SINCE South Lakes Safari Zoo was hit by a series of scandals, including the death of a zookeeper and a report detailing the deaths of hundreds of animals, there have been calls for a national regulator to be created to monitor and inspect zoos across the UK.

Under current legislation the licensing of zoos falls to individual local authorities such as Barrow Borough Council which is responsible for inspecting and licensing zoos such as that at Dalton.

Perhaps surprisingly, given his traditional defiant streak and as someone who is known to battle against the establishment, David Gill agrees.

"No disrespect to Barrow Borough Council but I absolutely agree there needs to be a national regulator so that the rules and regulations are interpreted and enforced consistently across the nation," he says.

"The zoos and their staff, along with the councils and inspectors, need protection and it is only right that the law is the same across the board."

Mr Gill reveals that after Barrow Borough Council imposed strict conditions on South Lakes Safari Zoo his staff were "terrified to do their jobs".

"It became absolutely ridiculous," he says.

"The staff were all terrified to do their jobs. They were all too scared to do the most basic of tasks in case they were spotted by the inspectors and hauled before them and accused of doing something wrong.

"They started to doubt themselves and their abilities and that was really unfair."

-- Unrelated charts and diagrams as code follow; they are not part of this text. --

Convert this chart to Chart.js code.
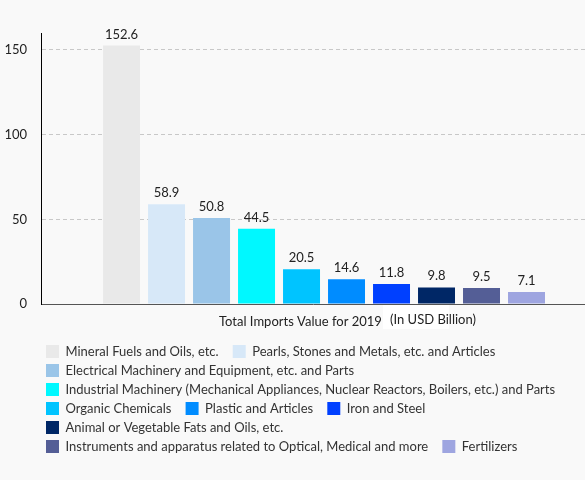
<!DOCTYPE html>
<html lang="en">
<head>
    <meta charset="UTF-8">
    <title>Total Imports Value for 2019</title>
    <script src="https://cdn.jsdelivr.net/npm/chart.js"></script>
    <style>
        html, body { margin: 0; padding: 0; background: #f9f9f9; }
        #wrap { width: 585px; height: 480px; position: relative; }
    </style>
</head>
<body>
    <div id="wrap"><canvas id="imports-chart"></canvas></div>

    <script>
        const categories = [
            'Mineral Fuels and Oils, etc.',
            'Pearls, Stones and Metals, etc. and Articles',
            'Electrical Machinery and Equipment, etc. and Parts',
            'Industrial Machinery (Mechanical Appliances, Nuclear Reactors, Boilers, etc.) and Parts',
            'Organic Chemicals',
            'Plastic and Articles',
            'Iron and Steel',
            'Animal or Vegetable Fats and Oils, etc.',
            'Instruments and apparatus related to Optical, Medical and more',
            'Fertilizers'
        ];
        const values = [152.6, 58.9, 50.8, 44.5, 20.5, 14.6, 11.8, 9.8, 9.5, 7.1];
        const colors = ['#e9e9e9', '#d7e8f8', '#9ac5e8', '#00f8ff', '#00c4ff',
                        '#008cff', '#0040ff', '#002766', '#545e96', '#9ea5e0'];
        const yTicks = [0, 50, 100, 150];
        const xTitle = 'Total Imports Value for 2019';
        const unitNote = '(In USD Billion)';

        // value labels above every bar
        const valueLabels = {
            id: 'valueLabels',
            afterDatasetsDraw(chart) {
                const ctx = chart.ctx;
                const meta = chart.getDatasetMeta(0);
                ctx.save();
                ctx.font = '13px Lato';
                ctx.fillStyle = '#222';
                ctx.textAlign = 'center';
                ctx.textBaseline = 'alphabetic';
                meta.data.forEach((bar, i) => {
                    ctx.fillText(values[i].toFixed(1), bar.x, bar.y - 7);
                });
                ctx.restore();
            }
        };

        // caption under the x axis, legend nudged to line up with the boxes
        const caption = {
            id: 'caption',
            afterLayout(chart) {
                chart.legend.left -= 1;
                chart.legend.right -= 1;
            },
            afterDraw(chart) {
                const ctx = chart.ctx;
                const area = chart.chartArea;
                ctx.save();
                ctx.fillStyle = '#ffffff';
                ctx.fillRect(area.left + 342, area.bottom + 1, 66, 24);
                ctx.fillStyle = '#222';
                ctx.textBaseline = 'alphabetic';
                ctx.font = '13px Lato';
                ctx.fillText(xTitle, area.left + 178, area.bottom + 22);
                ctx.fillText(unitNote, area.left + 349, area.bottom + 20);
                ctx.restore();
            }
        };

        Chart.defaults.font.family = 'Lato';
        Chart.defaults.font.size = 13;
        Chart.defaults.color = '#222';

        const ctx = document.getElementById('imports-chart').getContext('2d');
        new Chart(ctx, {
            type: 'bar',
            data: {
                datasets: [{
                    data: values.map((v, i) => ({ x: i, y: v })),
                    backgroundColor: colors,
                    borderWidth: 0,
                    barPercentage: 0.822,
                    categoryPercentage: 1
                }]
            },
            options: {
                responsive: true,
                maintainAspectRatio: false,
                animation: false,
                layout: { padding: { top: 33, left: 5, right: 0, bottom: 17 } },
                scales: {
                    x: {
                        type: 'linear',
                        min: -1.79,
                        max: 10.3,
                        grid: { display: false },
                        ticks: { display: false },
                        border: { color: '#555', width: 1 },
                        afterBuildTicks: (scale) => { scale.ticks = []; },
                        afterFit: (scale) => { scale.height = 35; }
                    },
                    y: {
                        min: 0,
                        max: 160,
                        afterBuildTicks: (scale) => {
                            scale.ticks = yTicks.map(v => ({ value: v }));
                        },
                        afterFit: (scale) => { scale.width = 36; },
                        ticks: { padding: 14, color: '#222', font: { size: 13 } },
                        grid: { color: '#c8c8c8', drawTicks: false },
                        border: { color: '#000', width: 1, dash: [4, 3] }
                    }
                },
                plugins: {
                    tooltip: { enabled: false },
                    legend: {
                        position: 'bottom',
                        align: 'start',
                        fullSize: false,
                        labels: {
                            boxWidth: 13,
                            boxHeight: 13,
                            padding: 6,
                            color: '#333',
                            font: { size: 13 },
                            // trailing en + thin space widens the gap between items
                            generateLabels: () => categories.map((name, i) => ({
                                text: name + '\u2002\u2009',
                                fillStyle: colors[i],
                                strokeStyle: colors[i],
                                lineWidth: 0,
                                hidden: false,
                                index: i,
                                fontColor: '#333'
                            }))
                        }
                    }
                }
            },
            plugins: [valueLabels, caption]
        });
    </script>
</body>
</html>
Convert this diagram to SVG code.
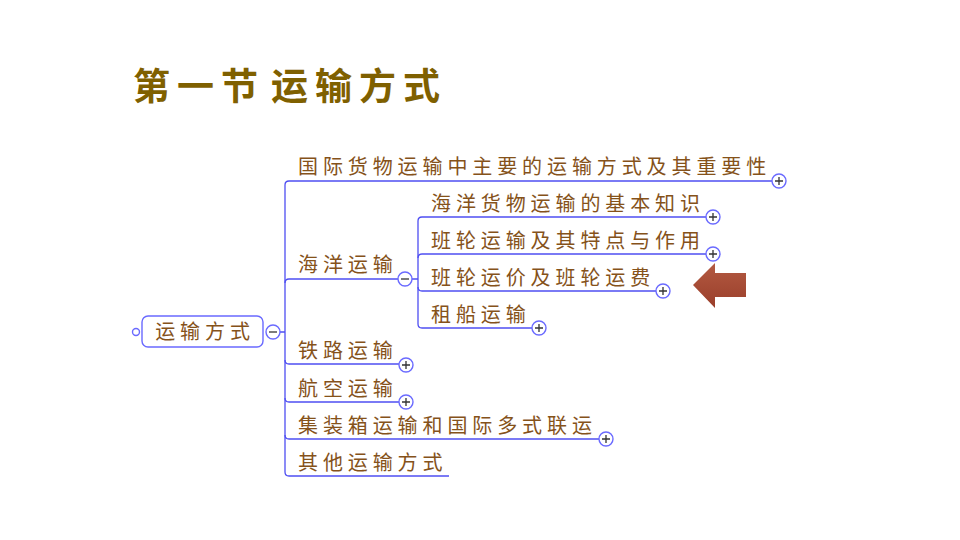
<svg xmlns="http://www.w3.org/2000/svg" width="960" height="540" viewBox="0 0 960 540">
<defs>
<style>
.t{font-family:"Noto Sans CJK SC","Noto Sans CJK JP",sans-serif;font-size:20px;fill:#85521a;letter-spacing:4.9px}
.title{font-family:"Noto Sans CJK SC","Noto Sans CJK JP",sans-serif;font-size:37px;font-weight:bold;fill:#7f6000;letter-spacing:7px}
.ln{fill:none;stroke:#4f4ff2;stroke-width:1.3}
.c{fill:#fff;stroke:#6a6aff;stroke-width:1.4}
.s{stroke:#333;stroke-width:1.3}
.box{fill:#fff;stroke:#6a6aff;stroke-width:1.4}
</style>
<linearGradient id="ag" x1="0" y1="0" x2="0" y2="1">
<stop offset="0" stop-color="#b35a42"/>
<stop offset="1" stop-color="#9a3e2a"/>
</linearGradient>
</defs>
<rect width="960" height="540" fill="#fff"/>
<text class="title" x="133" y="100">第一节<tspan x="271">运输方式</tspan></text>

<g id="connectors">
<path class="ln" d="M280 332 H285 M285 185 V472"/>
<path class="ln" d="M285 185 Q285 181 289 181 H772"/>
<path class="ln" d="M285 283 Q285 279 289 279 H398"/>
<path class="ln" d="M285 360 Q285 364 289 364 H399"/>
<path class="ln" d="M285 398 Q285 402 289 402 H399"/>
<path class="ln" d="M285 435 Q285 439 289 439 H599"/>
<path class="ln" d="M285 472 Q285 476 289 476 H449"/>
<path class="ln" d="M412 279 H418 M418 221 V324"/>
<path class="ln" d="M418 221 Q418 217 422 217 H706"/>
<path class="ln" d="M418 258 Q418 254 422 254 H706"/>
<path class="ln" d="M418 287 Q418 291 422 291 H656"/>
<path class="ln" d="M418 324 Q418 328 422 328 H532"/>
</g>

<g id="root">
<circle class="c" cx="136" cy="332" r="3.5"/>
<rect class="box" x="142" y="316" width="121" height="31" rx="6"/>
<text class="t" x="205" y="339" text-anchor="middle">运输方式</text>
<circle class="c" cx="273" cy="332" r="7"/>
<line class="s" x1="269" y1="332" x2="277" y2="332"/>
</g>

<g id="n-intl">
<text class="t" x="298" y="174">国际货物运输中主要的运输方式及其重要性</text>
<circle class="c" cx="779" cy="181" r="7"/>
<path class="s" d="M775 181 H783 M779 177 V185"/>
</g>

<g id="n-sea">
<text class="t" x="298" y="272">海洋运输</text>
<circle class="c" cx="405" cy="279" r="7"/>
<line class="s" x1="401" y1="279" x2="409" y2="279"/>
</g>

<g id="n-sea-basic">
<text class="t" x="431" y="211">海洋货物运输的基本知识</text>
<circle class="c" cx="713" cy="217" r="7"/>
<path class="s" d="M709 217 H717 M713 213 V221"/>
</g>

<g id="n-liner">
<text class="t" x="431" y="248">班轮运输及其特点与作用</text>
<circle class="c" cx="713" cy="254" r="7"/>
<path class="s" d="M709 254 H717 M713 250 V258"/>
</g>

<g id="n-freight">
<text class="t" x="431" y="285">班轮运价及班轮运费</text>
<circle class="c" cx="663" cy="291" r="7"/>
<path class="s" d="M659 291 H667 M663 287 V295"/>
</g>

<g id="n-charter">
<text class="t" x="431" y="322">租船运输</text>
<circle class="c" cx="539" cy="328" r="7"/>
<path class="s" d="M535 328 H543 M539 324 V332"/>
</g>

<g id="n-rail">
<text class="t" x="298" y="358">铁路运输</text>
<circle class="c" cx="406" cy="365" r="7"/>
<path class="s" d="M402 365 H410 M406 361 V369"/>
</g>

<g id="n-air">
<text class="t" x="298" y="396">航空运输</text>
<circle class="c" cx="406" cy="402" r="7"/>
<path class="s" d="M402 402 H410 M406 398 V406"/>
</g>

<g id="n-container">
<text class="t" x="298" y="433">集装箱运输和国际多式联运</text>
<circle class="c" cx="606" cy="439" r="7"/>
<path class="s" d="M602 439 H610 M606 435 V443"/>
</g>

<g id="n-other">
<text class="t" x="298" y="470">其他运输方式</text>
</g>

<g id="arrow">
<polygon points="693,285 715,263 715,273 746,273 746,297 715,297 715,308" fill="url(#ag)"/>
</g>
</svg>
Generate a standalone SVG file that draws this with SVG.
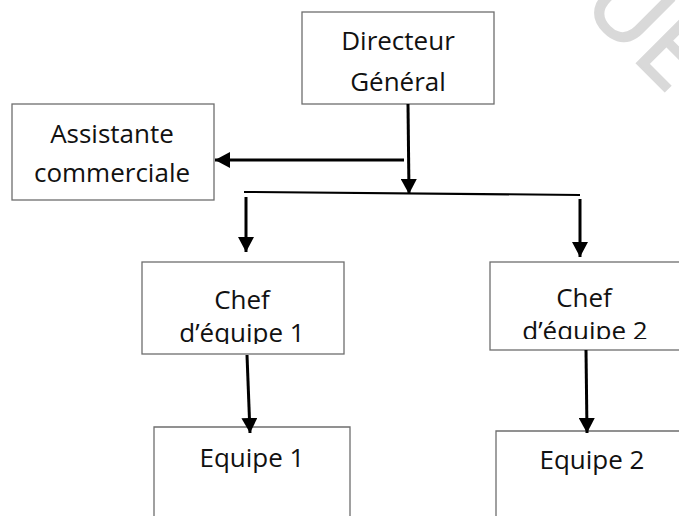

Under current zoo licensing legislation zoos are subject to an annual inspection and must comply with the Secretary of State's Standards of Modern Zoo Practice.

At the end of last year environment secretary Michael Gove tasked the Zoo Expert Committee with considering whether any changes need to be made to the zoo licensing system in light of what happened at South Lakes Safari Zoo.

The Department for Environment, Food and Rural Affairs will consider the committee's report once it is complete.